Recycling and reusing materials they find in Dumpsters, garage sales, and swap meets, the crew members create lifesize dancing figures, giant mushrooms, psychedelic banners, shiny wall hangings, even a waterfall. Every year their creativity takes the décor in a new direction, often reworking the material from previous festivals to stay within their low budget.

“We’ve come a long way from the our first Live Oak décor 20 years ago, when we had some old cowboy boots filled with dried flowers,” Bolton recalled as she and her crew put the finishing touches on this year’s artistic creations.

With the Live Oak theme of “Peace. Love. Dirt.,” the ambiance team has added a “summer of love” touch to the backstage look for the upcoming festival.

An almost-lifesize Volkswagen bus made of thin plywood—complete with ’60s-style stick-on flowers and sagging Indian-bedspread curtains in the back windows—offers performers the opportunity to pose for Polaroid photos with their faces in the window cutouts.

In the barn workshop where their creative juices were flowing on a recent weekend, Renee Punzi and Joanne Tarkington ran into the bathroom with their latest psychedelic endeavor to see how it looked under the black lights.

Shelley Zoff and Liz Cordoba studied a schematic of the backstage tent layout, planning out the electrical requirements for the lava lamps and other lighting, as Tarkington announced that she found a recipe online for “lava lamp goo.”

None of the ambiance crew members are artists or musicians, Bolton pointed out. Their professional backgrounds range from chemist and nuclear scientist to midwife, teacher, office manager, general contractor, and café owner. Creating an elaborate backstage world for Live Oak is one of their main creative outlets.

Bolton credited their original inspiration to the work of longtime crew member and artist Sharon “Buffy” Doran, their “honorary ambiance goddess and mentor” who recently retired from her position. Cambria artist Janet Allenspach has also retired from the crew, leaving Marianne Orme, Suzanne Albertson, Joan Weir, Tarkington, Punzi, Cordoba, and what Bolton calls the “grunt work slave-boys” Marty Sanders, Lars Enyart, and Jim Airth to fulfill the vision. Victoria O’Toole coordinates the ten backstage massage therapists.

“It makes such a big impression on the performers,” said KCBX Public Radio General Manager Frank Lanzone, who spends a lot of time backstage during the Live Oak Music Festival, the main fundraiser for KCBX.

“I hear them saying, ‘This is cool, this isn’t the usual situation we find at festivals with asphalt and a 10-by-10 shade structure with the hot sun beating down.’ Ninety-nine percent are content and happy, and I’m sure their performance reflects that. Most of them say, ‘Invite me back, this is my favorite festival, can I be your mascot so I can come every year?’” Lanzone said.

Bon Temps chef Phil Lang and his crew create three delicious meals a day for the performers, adding to the reputation of Live Oak’s backstage.
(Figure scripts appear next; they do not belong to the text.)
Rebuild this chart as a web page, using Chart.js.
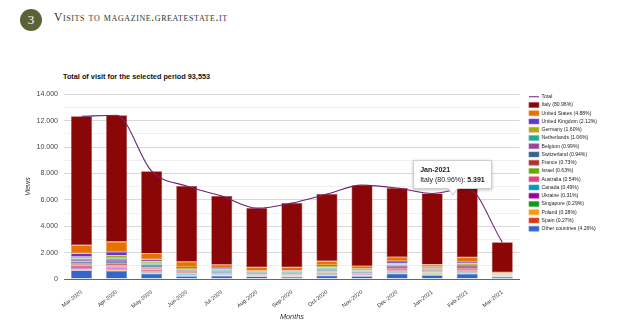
<!DOCTYPE html>
<html>
<head>
<meta charset="utf-8">
<title>Visits to magazine.greatestate.it</title>
<script src="https://cdn.jsdelivr.net/npm/chart.js@4.4.0/dist/chart.umd.min.js"></script>
<style>
  html, body { margin: 0; padding: 0; background: #fff; }
  body { width: 632px; height: 329px; position: relative; overflow: hidden; font-family: "Liberation Sans", Arial, sans-serif; }
  .badge { position: absolute; left: 20px; top: 9px; width: 22px; height: 22px; border-radius: 50%; background: #5d6138; color: #fff; font-family: "Liberation Serif", serif; font-size: 13px; line-height: 22px; text-align: center; }
  .heading { position: absolute; left: 54px; top: 11px; font-family: "Liberation Serif", serif; font-variant: small-caps; font-size: 11.6px; letter-spacing: 0.6px; color: #333; white-space: nowrap; }
  .subtitle { position: absolute; left: 63px; top: 72px; font-size: 7.3px; font-weight: bold; color: #111; white-space: nowrap; }
  #chartWrap { position: absolute; left: 0; top: 84px; width: 632px; height: 245px; }
  #chartTip { position: absolute; display: none; background: #fff; border: 1px solid #cfcfcf; box-shadow: 0 1px 3px rgba(0, 0, 0, 0.25); padding: 4px 6px 3px; font-size: 7px; line-height: 10px; color: #222; white-space: nowrap; }
  #chartTip .tip-title { font-weight: bold; }
  #chartTip::after { content: ""; position: absolute; left: 35px; bottom: -5px; width: 7px; height: 7px; background: #fff; border-right: 1px solid #cfcfcf; border-bottom: 1px solid #cfcfcf; transform: rotate(45deg) skew(10deg, 10deg); }
</style>
</head>
<body>
<div class="badge">3</div>
<div class="heading">Visits to magazine.greatestate.it</div>
<div class="subtitle">Total of visit for the selected period 93,553</div>
<div id="chartWrap">
  <canvas id="visitsChart" width="632" height="245"></canvas>
  <div id="chartTip"></div>
</div>
<script>
// Monthly visits by country, bottom of the stack first
const months = ["Mar-2020", "Apr-2020", "May-2020", "Jun-2020", "Jul-2020", "Aug-2020", "Sep-2020", "Oct-2020", "Nov-2020", "Dec-2020", "Jan-2021", "Feb-2021", "Mar-2021"]

const otherCountries = [650, 600, 400, 200, 220, 190, 160, 250, 200, 400, 280, 380, 150]
const spain = [40, 50, 30, 25, 20, 15, 15, 25, 20, 30, 25, 35, 10]
const poland = [50, 50, 30, 25, 20, 15, 15, 25, 20, 30, 25, 35, 10]
const singapore = [40, 50, 40, 30, 25, 20, 20, 40, 25, 40, 30, 50, 15]
const ukraine = [50, 60, 40, 25, 20, 15, 15, 30, 20, 60, 25, 40, 10]
const canada = [80, 80, 70, 50, 40, 30, 30, 60, 40, 60, 40, 70, 20]
const australia = [90, 80, 110, 60, 40, 30, 35, 60, 45, 70, 50, 60, 25]
const israel = [80, 70, 60, 50, 40, 30, 30, 70, 40, 60, 40, 80, 20]
const france = [110, 110, 90, 60, 50, 40, 40, 60, 50, 70, 55, 70, 25]
const switzerland = [130, 140, 110, 70, 60, 45, 45, 80, 55, 80, 60, 80, 30]
const belgium = [120, 150, 100, 70, 60, 45, 45, 70, 60, 110, 70, 80, 30]
const netherlands = [110, 140, 120, 80, 70, 50, 55, 110, 60, 80, 70, 90, 30]
const germany = [130, 200, 130, 90, 80, 55, 55, 100, 70, 90, 80, 100, 40]
const unitedKingdom = [260, 260, 150, 80, 60, 50, 80, 90, 70, 180, 80, 120, 30]
const unitedStates = [620, 780, 450, 400, 280, 250, 240, 280, 210, 300, 160, 350, 60]
const italy = [9770, 9580, 6240, 5725, 5195, 4490, 4870, 5080, 6125, 5230, 5391, 5250, 2285]

const totals = [12330, 12400, 8170, 7040, 6280, 5370, 5750, 6430, 7110, 6890, 6481, 6890, 2790]

const countryLabels = ["Other countries (4.26%)", "Spain (0.27%)", "Poland (0.28%)", "Singapore (0.29%)", "Ukraine (0.31%)", "Canada (0.49%)", "Australia (0.54%)", "Israel (0.63%)", "France (0.73%)", "Switzerland (0.94%)", "Belgium (0.99%)", "Netherlands (1.06%)", "Germany (1.60%)", "United Kingdom (2.12%)", "United States (4.88%)", "Italy (80.96%)"]
const countrySeries = [otherCountries, spain, poland, singapore, ukraine, canada, australia, israel, france, switzerland, belgium, netherlands, germany, unitedKingdom, unitedStates, italy]
const countryColors = ["#3366cc", "#dc3912", "#ff9900", "#109618", "#990099", "#0099c6", "#dd4477", "#66aa00", "#b82e2e", "#316395", "#994499", "#22aa99", "#aaaa11", "#6633cc", "#e67300", "#8b0707"]
const totalColor = "#6e2272"

const FONT = "'Liberation Sans', Arial, sans-serif"

// 12345 -> "12.345"
function formatNumber(n) {
  return String(n).replace(/\B(?=(\d{3})+(?!\d))/g, ".")
}

function tint(hex, amount) {
  const n = parseInt(hex.slice(1), 16)
  const mix = (c) => Math.round(c + (255 - c) * amount)
  return `rgb(${mix((n >> 16) & 255)}, ${mix((n >> 8) & 255)}, ${mix(n & 255)})`
}

// HTML tooltip so the value can be bold
function externalTooltip(context) {
  const { tooltip } = context
  const tip = document.getElementById("chartTip")
  if (tooltip.opacity === 0 || !tooltip.dataPoints || !tooltip.dataPoints.length) {
    tip.style.display = "none"
    return
  }
  const point = tooltip.dataPoints[0]
  tip.innerHTML = `<div class="tip-title">${tooltip.title[0]}</div><div>${point.dataset.label}: <b>${formatNumber(point.raw)}</b></div>`
  tip.style.display = "block"
  tip.style.left = tooltip.caretX - 19 + "px"
  tip.style.top = tooltip.caretY - 33 + "px"
}

// keep a little air between the plot and the legend
const legendNudge = {
  id: "legendNudge",
  afterLayout(chart) {
    chart.legend.left += 6
    chart.legend.right += 6
    chart.legend.top -= 3
    chart.legend.bottom -= 3
  },
}

function createVisitsChart() {
  const barDatasets = countrySeries.map((data, i) => ({
    type: "bar",
    label: countryLabels[i],
    data: data,
    backgroundColor: countryColors[i],
    borderColor: tint(countryColors[i], 0.25),
    borderWidth: 0.6,
    borderSkipped: false,
    barPercentage: 0.6,
    categoryPercentage: 1,
    pointStyle: "rect",
  }))

  const totalDataset = {
    type: "line",
    label: "Total",
    data: totals,
    stack: "total",
    order: -1,
    borderColor: totalColor,
    backgroundColor: totalColor,
    borderWidth: 1.1,
    cubicInterpolationMode: "monotone",
    pointRadius: 0,
    pointStyle: "line",
    fill: false,
  }

  const chart = new Chart(document.getElementById("visitsChart"), {
    data: {
      labels: months,
      datasets: [...barDatasets, totalDataset],
    },
    options: {
      responsive: false,
      animation: false,
      layout: { padding: { top: 10, left: 18, right: 31, bottom: 0 } },
      plugins: {
        legend: {
          position: "right",
          align: "start",
          labels: {
            usePointStyle: true,
            pointStyleWidth: 10,
            boxWidth: 10,
            boxHeight: 5,
            padding: 3.15,
            color: "#222",
            font: { family: FONT, size: 5.1 },
            sort: (a, b) => b.datasetIndex - a.datasetIndex,
          },
        },
        tooltip: { enabled: false, external: externalTooltip },
      },
      scales: {
        x: {
          stacked: true,
          grid: { display: false },
          border: { display: true, color: "#666" },
          ticks: {
            autoSkip: false,
            minRotation: 38,
            maxRotation: 38,
            padding: 2,
            color: "#333",
            font: { family: FONT, size: 5.6 },
          },
          title: {
            display: true,
            text: "Months",
            color: "#333",
            font: { family: FONT, size: 7.3, style: "italic" },
            padding: { top: 2, bottom: 8 },
          },
          afterFit(scale) { scale.height = 50 },
        },
        y: {
          stacked: true,
          min: 0,
          max: 14000,
          border: { display: false },
          grid: {
            drawTicks: false,
            color: (ctx) => {
              const v = ctx.tick ? ctx.tick.value : 1
              if (v === 0) return "#666"
              return v % 2000 === 0 ? "#d9d9d9" : "#f0f0f0"
            },
          },
          ticks: {
            stepSize: 1000,
            padding: 6,
            color: "#444",
            font: { family: FONT, size: 7 },
            callback: (v) => (v % 2000 === 0 ? formatNumber(v) : ""),
          },
          title: {
            display: true,
            text: "Views",
            color: "#333",
            font: { family: FONT, size: 7, style: "italic" },
            padding: { top: 6, bottom: 0 },
          },
          afterFit(scale) { scale.width = 46 },
        },
      },
    },
    plugins: [legendNudge],
  })

  // show the Italy figure for January 2021
  chart.tooltip.setActiveElements([{ datasetIndex: countrySeries.indexOf(italy), index: months.indexOf("Jan-2021") }], { x: 0, y: 0 })
  chart.draw()
}

document.addEventListener("DOMContentLoaded", createVisitsChart)
</script>
</body>
</html>
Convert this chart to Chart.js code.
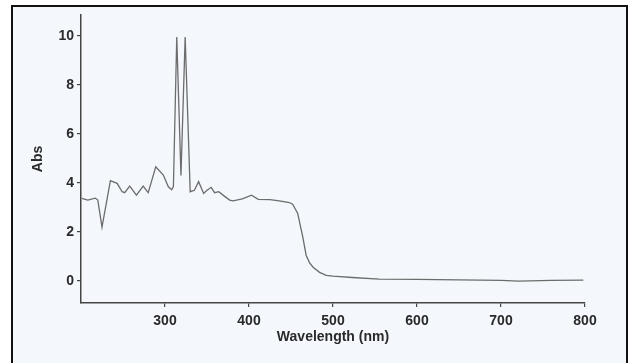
<!DOCTYPE html>
<html>
<head>
<meta charset="utf-8">
<script src="https://cdn.jsdelivr.net/npm/chart.js@4"></script>
<style>
  html, body { margin: 0; background: #fff; overflow: hidden; }
  #frame { position: absolute; left: 11px; top: 5px; width: 613px; height: 365px; border: 2px solid #111; background: #f4f8fc; }
  #absChart { position: absolute; left: 0; top: 0; }
</style>
</head>
<body>
<div id="frame"></div>
<canvas id="absChart" width="630" height="363"></canvas>
<script>
// spectrum
const wavelengths = [201, 208, 217, 220, 225, 235, 243, 249, 252, 258, 266, 274, 280, 289, 298, 304, 308, 310, 314, 319, 324, 330, 335, 340, 346, 350, 355, 359, 364, 371, 377, 381, 392, 403, 411, 425, 436, 448, 452, 458, 464, 468, 472, 476, 484, 492, 500, 523, 555, 600, 650, 700, 721, 760, 798];
const absorbance = [3.37, 3.3, 3.38, 3.3, 2.2, 4.09, 3.98, 3.64, 3.6, 3.87, 3.5, 3.87, 3.6, 4.66, 4.32, 3.84, 3.72, 3.85, 9.95, 4.3, 9.95, 3.64, 3.7, 4.05, 3.57, 3.7, 3.82, 3.6, 3.64, 3.45, 3.3, 3.27, 3.35, 3.5, 3.33, 3.32, 3.27, 3.2, 3.13, 2.75, 1.8, 1.05, 0.75, 0.57, 0.35, 0.23, 0.2, 0.14, 0.07, 0.06, 0.04, 0.02, -0.01, 0.02, 0.03];
const xTicks = [300, 400, 500, 600, 700, 800];
const yTicks = [0, 2, 4, 6, 8, 10];

const labelFont = { family: 'Liberation Sans', size: 14, weight: 'bold' };
const textColor = '#2a2a2a';
const axisColor = '#444';

const ctx = document.getElementById('absChart').getContext('2d');
new Chart(ctx, {
    type: 'line',
    data: {
        datasets: [{
            data: wavelengths.map((w, i) => ({ x: w, y: absorbance[i] })),
            borderColor: '#6c6c6c',
            borderWidth: 1.3,
            pointRadius: 0,
            tension: 0,
            fill: false
        }]
    },
    options: {
        responsive: false,
        animation: false,
        devicePixelRatio: 1,
        layout: { padding: { left: 0, right: 45, top: 15, bottom: 0 } },
        plugins: { legend: { display: false }, tooltip: { enabled: false } },
        scales: {
            x: {
                type: 'linear',
                min: 200,
                max: 800,
                afterBuildTicks: s => { s.ticks = xTicks.map(v => ({ value: v })); },
                afterFit: s => { s.height = 60; },
                grid: { drawOnChartArea: false, drawTicks: true, tickLength: 4, color: axisColor, lineWidth: 1.2 },
                border: { color: axisColor, width: 1.5 },
                ticks: { color: textColor, font: labelFont, padding: 6, maxRotation: 0 },
                title: { display: true, text: 'Wavelength (nm)', color: textColor, font: labelFont, padding: { top: 0, bottom: 17 } }
            },
            y: {
                min: -0.9,
                max: 10.85,
                afterBuildTicks: s => { s.ticks = yTicks.map(v => ({ value: v })); },
                afterFit: s => { s.width = 81; },
                grid: { drawOnChartArea: false, drawTicks: true, tickLength: 4, color: axisColor, lineWidth: 1.2 },
                border: { color: axisColor, width: 1.5 },
                ticks: { color: textColor, font: labelFont, padding: 3 },
                title: { display: true, text: 'Abs', color: textColor, font: labelFont, padding: { top: 30, bottom: 0 } }
            }
        }
    }
});
</script>
</body>
</html>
The festival’s logistics coordinator Jo Jackson said, “This is not backstage at Carnegie Hall or even the Lobero Theater. There’s dirt.” Carpets, executive-style portapotties, even a private massage tent all help create a unique backstage atmosphere for the musicians, along with a welcoming sense of community that inspires them “to sing their hearts out,” she said.

Lanzone said he’s looking forward to seeing what the hardworking ambiance crew comes up with this year.

“It just blows me away,” he said, adding, “I think if you look hard enough, you’ll see those old cowboy boots are still there somewhere, too.”